School of Creative Arts receives $95,000 from arts council

Funds go toward visiting lecturers, new courses in music, theater and fine arts

Members of the Brandeis Arts Council with President Fred Lawrence.

The Brandeis Arts Council awarded grants totaling $95,000 for the 2011-2012 academic year to the three departments within the School of Creative Arts.

The council, comprised of alumni, parents and friends of Brandeis interested in fostering the arts on campus, grants support to exceptional creative needs and opportunities for artistic development that directly benefit students.

The School of Creative Arts has received nearly $400,000 from the council since 2008.

Each year, all three arts departments - music, theater and fine arts - are invited to submit up to three proposals for consideration by the council. This year, the council funded all proposals.

For the fine arts department, the council allocated gifts to a series of guest lectures from noted scholars, art critics, curators and acclaimed artists; summer internships and study abroad opportunities for fine arts students; an intermediate level photography course, Memory and Photography.
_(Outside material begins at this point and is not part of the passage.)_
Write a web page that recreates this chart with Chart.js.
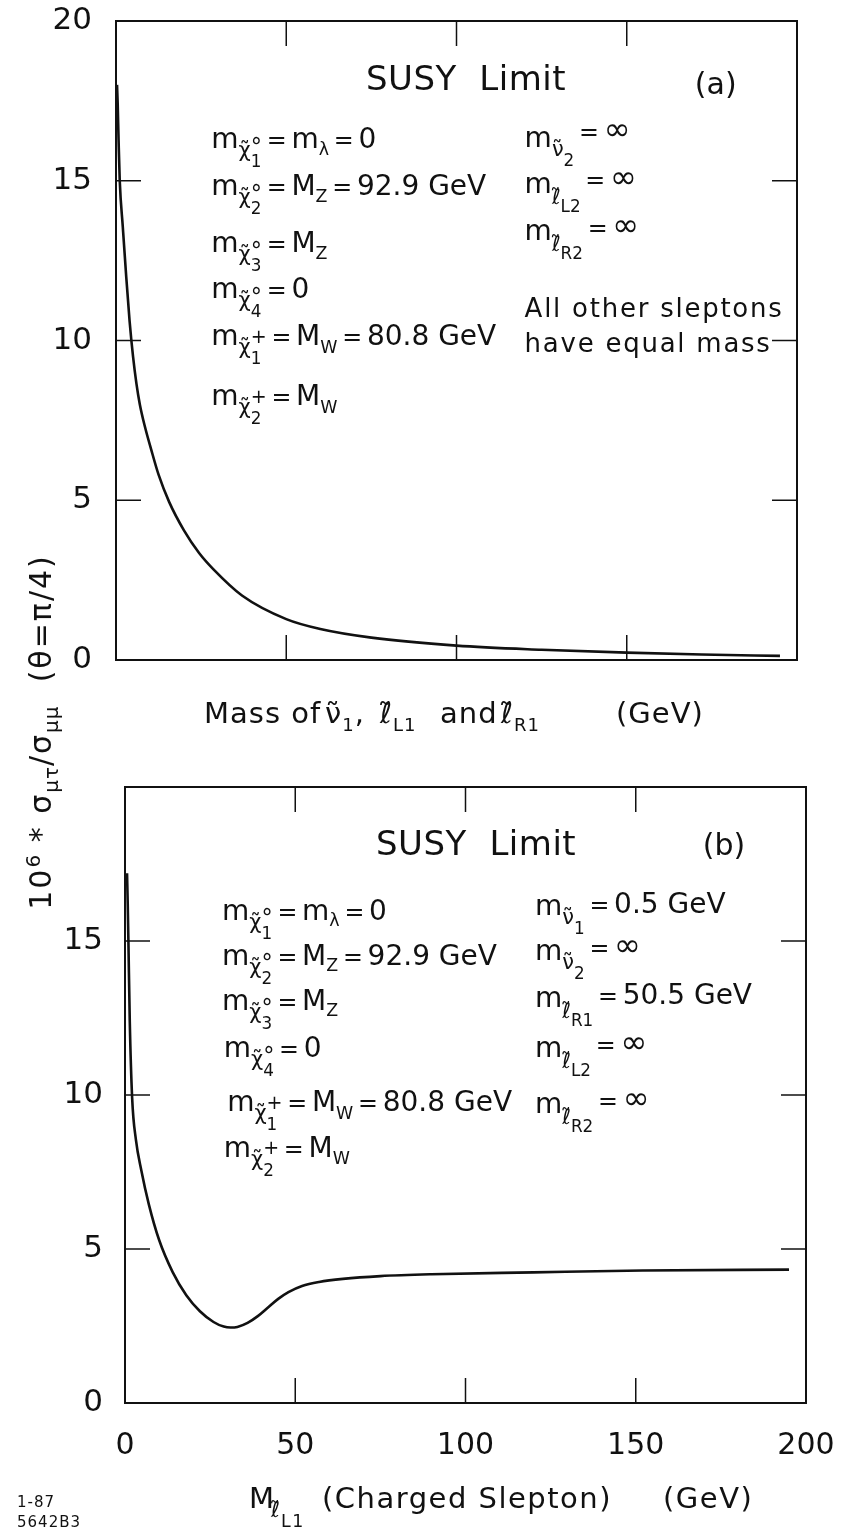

In 2008, the council supported the first introductory photography course taught at Brandeis, and the university has since continued the course.

Grants to the music department will help fund world music concerts and performances of student compositions. The beneficiaries are the program, MusicUnitesUS, including a concert and residencies by the South Indian dance theater group Navarsa and Afghan musician Homayun Sakhi; an instructor to teach the newly established African drumming and dance ensemble; the Talujon Percussion Quartet Residency, which hosts professional drummers performing the music of graduate and undergraduate student composers; and Polyphony: Workshop, Performance and Symposium, which allows vocal and ensemble students to study alongside professional musicians, attend a weekend-long retreat, and prepare for end of the semester concerts.

Council funds were awarded to the theater department to provide sets, costumes and other production support for a new Senior Thesis Theater Festival; new literature and history courses in African American and feminist theater; and a residency by actor, director, and music composer Bill Barclay, who will also direct a Brandeis Theater Company production.

Scott Edmiston, director of the Office of the Arts, says "Arts Council members enjoy their work because they know by the end of the meeting there will be a new course or an artist visiting campus thanks to their generosity and commitment to arts students."

The council meets twice a year; in the spring on campus to award to grants and in the fall in New York City to attend cultural events and connect with Brandeis alumni working in the arts.

As part of their New York City gatherings, the council has had a personal tour of the Metropolitan Museum of Art by Gary Tinterow '76, enjoyed a theater salon with Broadway producer Robyn Goodman '69 and playwright Theresa Rebeck M.A.'83, M.F.A.'86, Ph.D.'89 and visited the Whitney Museum's Georgia O'Keeffe exhibition with a private tour by Professor Nancy Scott. Last year, the council had an exclusive behind-the-scenes visit to the Metropolitan Opera hosted by the Met's Resident Costume Designer Mitchell Bloom '84.

In the spring, the council met with students for lunch, participated in a drumming and dancing workshop and watched excerpts from the New York showcase for graduating MFA acting students that they funded. Edmiston highlights the "interaction between the arts council members and those who receive support. Council members do this because they care about the students and want to give back." He says, "it's fun to see alumni and art students share their different experiences of Brandeis across the decades."

In discussing the integral importance of the work of the council, Edmiston says there is an "experiential element to the arts that is unique - producing plays, concerts, and exhibitions. The arts programs need a special level of support for that to happen" and the council has created this vehicle.

Elaine Wong, a senior associate dean of Arts and Sciences, led the deliberation process on campus in which members reviewed proposals and awarded grants. Members met with President Fred Lawrence at the end of the board meeting to discuss his ideas and vision for the future of the arts at Brandeis.

For the 2010-2011 academic year, the Brandeis Arts Council awarded grants to support residencies by Afropop musician Lamine Toure, Palestinian musician and composer Simon Shaheen, British ensemble Fretwork, and New York Virtuoso Singers ensemble; professional guest artists for the Brandeis Theater Company season, a New York showcase for graduate student actors, and collaborative performance and design project by faculty in theater and fine arts; a full-day concert by Brandeis Electro-Acoustic Music Studio with international guest artists; and a new-media studio art course, visiting artists for studio arts critiques, and a New York City museum trip for seniors in fine arts.

There are currently 20 members of the Arts Council from New York City and New England. Edmiston hopes to increase the council to 25 or 30 members for the next academic year. The council is an "example of people who really care, really understand the value of the arts and make a difference in the lives of art students at Brandeis."